Figure scripts:
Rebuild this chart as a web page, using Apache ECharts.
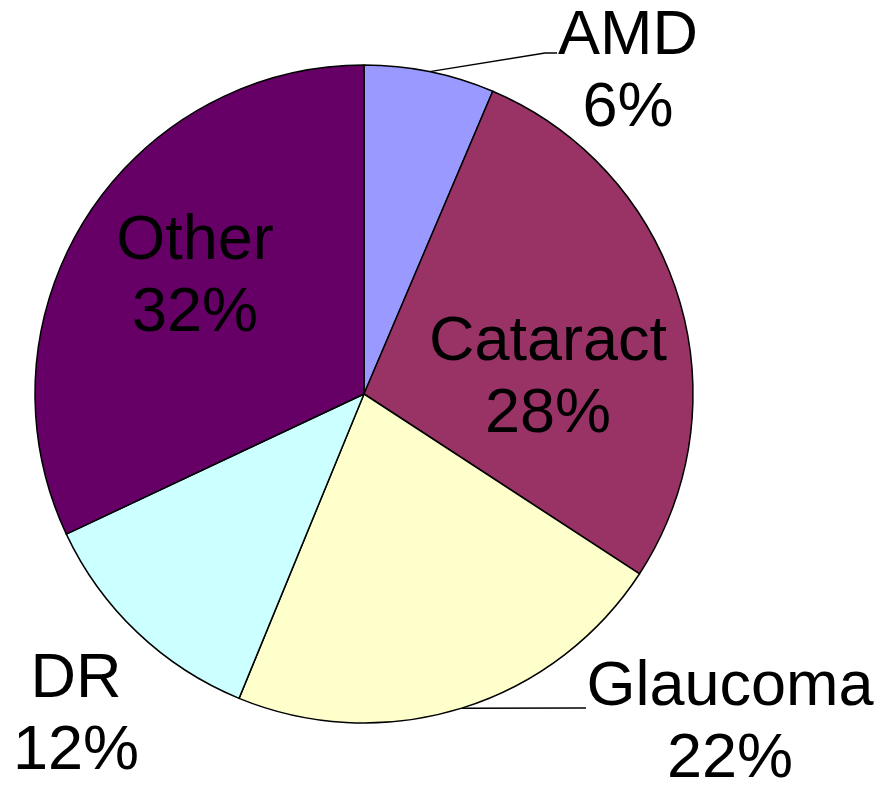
<!DOCTYPE html>
<html><head><meta charset="utf-8">
<script src="https://cdn.jsdelivr.net/npm/echarts@6/dist/echarts.min.js"></script>
<style>html,body{margin:0;padding:0;background:#fff}#c{width:881px;height:785px}</style>
</head><body><div id="c"></div>
<script>
const categories = ['AMD', 'Cataract', 'Glaucoma', 'DR', 'Other'];
const values = [6.4, 27.8, 22.0, 11.8, 32.0];
const colors = ['#9999FF', '#993366', '#FFFFCC', '#CCFFFF', '#660066'];
const labelInside = [false, true, false, false, true];
const labelCenters = [[628, 73], [548, 379], [730, 724], [76, 716], [195, 278]];
const lineEnds = [[[545, 53], [557, 53]], null, [[583, 708], [586, 708]], null, null];

const chart = echarts.init(document.getElementById('c'));
chart.setOption({
  animation: false,
  series: [{
    type: 'pie',
    center: [364, 394],
    radius: [0, 329],
    startAngle: 90,
    clockwise: true,
    percentPrecision: 0,
    avoidLabelOverlap: false,
    itemStyle: { borderColor: '#000', borderWidth: 1.5 },
    label: {
      formatter: '{b}\n{d}%',
      fontFamily: 'Liberation Sans, Arial, sans-serif',
      fontSize: 63,
      lineHeight: 72,
      color: '#000'
    },
    labelLine: { show: true, lineStyle: { color: '#000', width: 1.5 } },
    labelLayout: function (p) {
      const i = p.dataIndex;
      const r = { x: labelCenters[i][0], y: labelCenters[i][1], align: 'center', verticalAlign: 'middle' };
      if (lineEnds[i] && p.labelLinePoints) {
        r.labelLinePoints = [p.labelLinePoints[0], lineEnds[i][0], lineEnds[i][1]];
      }
      return r;
    },
    data: categories.map((n, i) => ({
      name: n,
      value: values[i],
      itemStyle: { color: colors[i] },
      label: { position: labelInside[i] ? 'inside' : 'outside' },
      labelLine: { show: !!lineEnds[i] }
    }))
  }]
});
</script></body></html>
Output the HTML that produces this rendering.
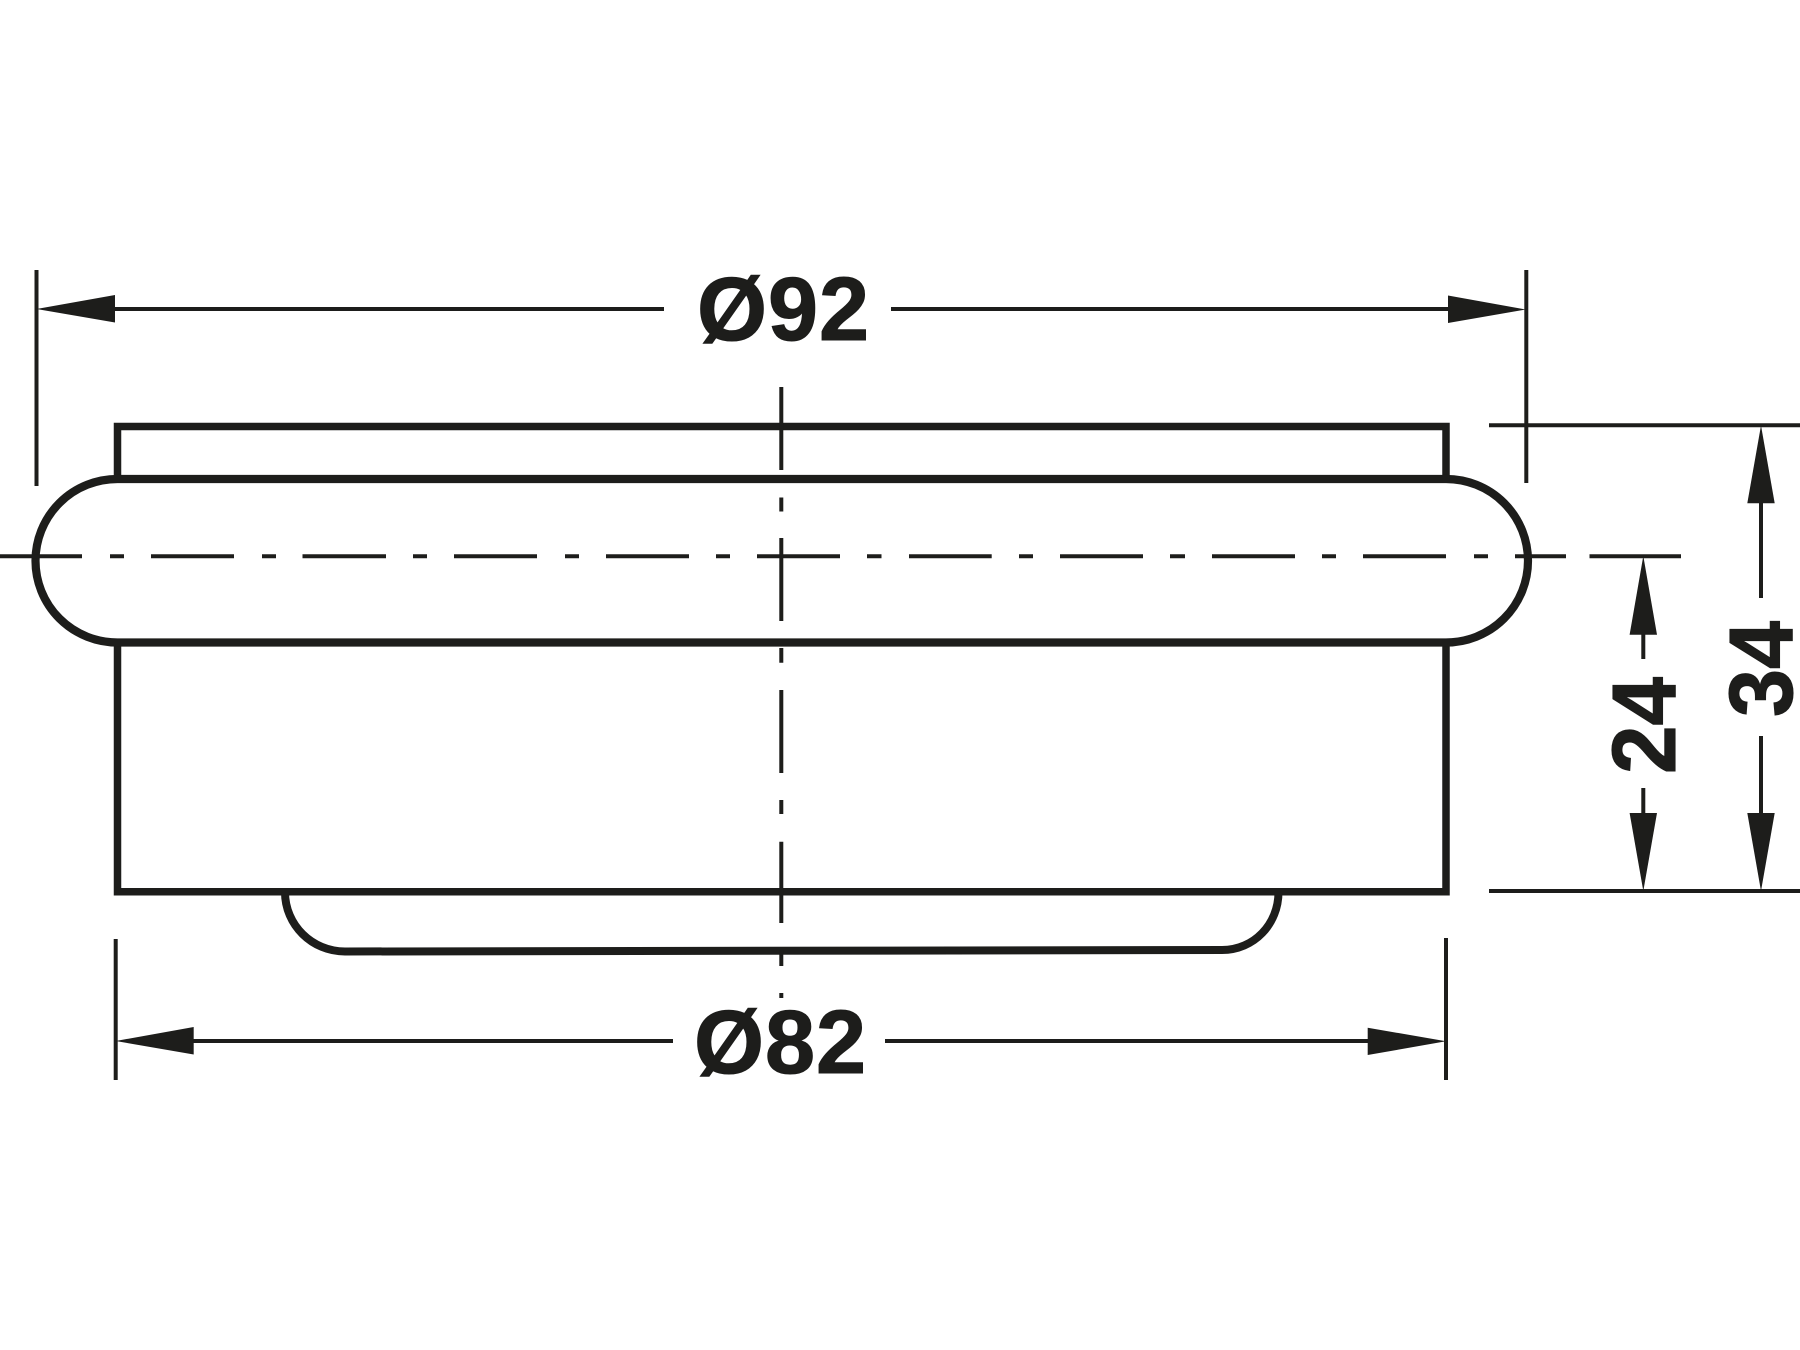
<!DOCTYPE html>
<html><head><meta charset="utf-8"><style>
html,body{margin:0;padding:0;background:#fff}
svg{display:block}
text{font-family:"Liberation Sans",sans-serif;font-weight:700;font-size:90px;fill:#1d1d1b;stroke:#1d1d1b;stroke-width:1.1px}
</style></head><body>
<svg width="1800" height="1350" viewBox="0 0 1800 1350" xmlns="http://www.w3.org/2000/svg">
<rect width="1800" height="1350" fill="#fff"/>
<g fill="none" stroke="#1d1d1b" stroke-width="7.5">
<path d="M117.5 479V426.5H1446V479"/>
<path d="M117.5 642.5V891.7H1446V642.5"/>
<path stroke-width="8" d="M285 892C285 925 312 951.5 345 951.5L1222 950C1254 950 1278.5 924 1278.5 892"/>
<path stroke-width="8.2" d="M117.5 479H1446A82 81.75 0 0 1 1446 642.5H117.5A82 81.75 0 0 1 117.5 479Z"/>
</g>
<g fill="none" stroke="#1d1d1b" stroke-width="4">
<path d="M36.5 270V486M1526.3 270V483M115.7 939V1080M1446 938V1080"/>
<path d="M110 309H664M891 309H1455"/>
<path d="M185 1041H673M885 1041H1375"/>
<path d="M1489 425.3H1800M1489 891H1800"/>
<path d="M1761 500V598M1761 736V816M1643.3 630V659M1643.3 788V816"/>
<path d="M0 556.3H82M110 556.3H124M151 556.3H234M262 556.3H276M302.5 556.3H386M413 556.3H427M454 556.3H537M565 556.3H579M606 556.3H689M716 556.3H730M757 556.3H840M867 556.3H881.5M909 556.3H991.7M1019 556.3H1033M1060 556.3H1143M1170 556.3H1185M1212 556.3H1295M1322 556.3H1336M1363 556.3H1446M1474 556.3H1488M1515 556.3H1566M1589.5 556.3H1681"/>
<path d="M781.3 387V470M781.3 497.5V511.5M781.3 538V621M781.3 648V662.7M781.3 690V773M781.3 800V814M781.3 841.7V923M781.3 950V966M781.3 993V998"/>
</g>
<g fill="#1d1d1b">
<polygon points="36.5,309 115,295 115,322.5"/>
<polygon points="1526,309.5 1448,295.5 1448,323"/>
<polygon points="115.7,1041 193.7,1027 193.7,1054.5"/>
<polygon points="1446,1041.3 1367.7,1027.7 1367.7,1055"/>
<polygon points="1761,425.5 1747.3,503.3 1774.7,503.3"/>
<polygon points="1761,891 1747.3,813 1774.7,813"/>
<polygon points="1643.3,556 1629.6,634.7 1657,634.7"/>
<polygon points="1643.3,891 1629.6,813 1657,813"/>
</g>
<text x="697" y="340" letter-spacing="1">Ø92</text>
<text x="694" y="1073" letter-spacing="1">Ø82</text>
<text transform="translate(1675 774) rotate(-90) scale(.97,1)">24</text>
<text transform="translate(1792 717) rotate(-90) scale(.96,1)">34</text>
</svg>
</body></html>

## Instructions for the task
Keep the pictures out of the copy and write out the data exactly as it stands.

## Response to this task
Rebuild this chart as a web page, using Apache ECharts.
<!DOCTYPE html>
<html><head><meta charset="utf-8">
<script src="https://cdn.jsdelivr.net/npm/echarts@6/dist/echarts.min.js"></script>
<style>html,body{margin:0;padding:0;background:#fff}#c{width:881px;height:785px}</style>
</head><body><div id="c"></div>
<script>
const categories = ['AMD', 'Cataract', 'Glaucoma', 'DR', 'Other'];
const values = [6.4, 27.8, 22.0, 11.8, 32.0];
const colors = ['#9999FF', '#993366', '#FFFFCC', '#CCFFFF', '#660066'];
const labelInside = [false, true, false, false, true];
const labelCenters = [[628, 73], [548, 379], [730, 724], [76, 716], [195, 278]];
const lineEnds = [[[545, 53], [557, 53]], null, [[583, 708], [586, 708]], null, null];

const chart = echarts.init(document.getElementById('c'));
chart.setOption({
  animation: false,
  series: [{
    type: 'pie',
    center: [364, 394],
    radius: [0, 329],
    startAngle: 90,
    clockwise: true,
    percentPrecision: 0,
    avoidLabelOverlap: false,
    itemStyle: { borderColor: '#000', borderWidth: 1.5 },
    label: {
      formatter: '{b}\n{d}%',
      fontFamily: 'Liberation Sans, Arial, sans-serif',
      fontSize: 63,
      lineHeight: 72,
      color: '#000'
    },
    labelLine: { show: true, lineStyle: { color: '#000', width: 1.5 } },
    labelLayout: function (p) {
      const i = p.dataIndex;
      const r = { x: labelCenters[i][0], y: labelCenters[i][1], align: 'center', verticalAlign: 'middle' };
      if (lineEnds[i] && p.labelLinePoints) {
        r.labelLinePoints = [p.labelLinePoints[0], lineEnds[i][0], lineEnds[i][1]];
      }
      return r;
    },
    data: categories.map((n, i) => ({
      name: n,
      value: values[i],
      itemStyle: { color: colors[i] },
      label: { position: labelInside[i] ? 'inside' : 'outside' },
      labelLine: { show: !!lineEnds[i] }
    }))
  }]
});
</script></body></html>
Output the HTML that produces this rendering.
<!DOCTYPE html>
<html><head><meta charset="utf-8"><style>
html,body{margin:0;padding:0;background:#fff}
svg{display:block}
text{font-family:"Liberation Sans",sans-serif;font-weight:700;font-size:90px;fill:#1d1d1b;stroke:#1d1d1b;stroke-width:1.1px}
</style></head><body>
<svg width="1800" height="1350" viewBox="0 0 1800 1350" xmlns="http://www.w3.org/2000/svg">
<rect width="1800" height="1350" fill="#fff"/>
<g fill="none" stroke="#1d1d1b" stroke-width="7.5">
<path d="M117.5 479V426.5H1446V479"/>
<path d="M117.5 642.5V891.7H1446V642.5"/>
<path stroke-width="8" d="M285 892C285 925 312 951.5 345 951.5L1222 950C1254 950 1278.5 924 1278.5 892"/>
<path stroke-width="8.2" d="M117.5 479H1446A82 81.75 0 0 1 1446 642.5H117.5A82 81.75 0 0 1 117.5 479Z"/>
</g>
<g fill="none" stroke="#1d1d1b" stroke-width="4">
<path d="M36.5 270V486M1526.3 270V483M115.7 939V1080M1446 938V1080"/>
<path d="M110 309H664M891 309H1455"/>
<path d="M185 1041H673M885 1041H1375"/>
<path d="M1489 425.3H1800M1489 891H1800"/>
<path d="M1761 500V598M1761 736V816M1643.3 630V659M1643.3 788V816"/>
<path d="M0 556.3H82M110 556.3H124M151 556.3H234M262 556.3H276M302.5 556.3H386M413 556.3H427M454 556.3H537M565 556.3H579M606 556.3H689M716 556.3H730M757 556.3H840M867 556.3H881.5M909 556.3H991.7M1019 556.3H1033M1060 556.3H1143M1170 556.3H1185M1212 556.3H1295M1322 556.3H1336M1363 556.3H1446M1474 556.3H1488M1515 556.3H1566M1589.5 556.3H1681"/>
<path d="M781.3 387V470M781.3 497.5V511.5M781.3 538V621M781.3 648V662.7M781.3 690V773M781.3 800V814M781.3 841.7V923M781.3 950V966M781.3 993V998"/>
</g>
<g fill="#1d1d1b">
<polygon points="36.5,309 115,295 115,322.5"/>
<polygon points="1526,309.5 1448,295.5 1448,323"/>
<polygon points="115.7,1041 193.7,1027 193.7,1054.5"/>
<polygon points="1446,1041.3 1367.7,1027.7 1367.7,1055"/>
<polygon points="1761,425.5 1747.3,503.3 1774.7,503.3"/>
<polygon points="1761,891 1747.3,813 1774.7,813"/>
<polygon points="1643.3,556 1629.6,634.7 1657,634.7"/>
<polygon points="1643.3,891 1629.6,813 1657,813"/>
</g>
<text x="697" y="340" letter-spacing="1">Ø92</text>
<text x="694" y="1073" letter-spacing="1">Ø82</text>
<text transform="translate(1675 774) rotate(-90) scale(.97,1)">24</text>
<text transform="translate(1792 717) rotate(-90) scale(.96,1)">34</text>
</svg>
</body></html>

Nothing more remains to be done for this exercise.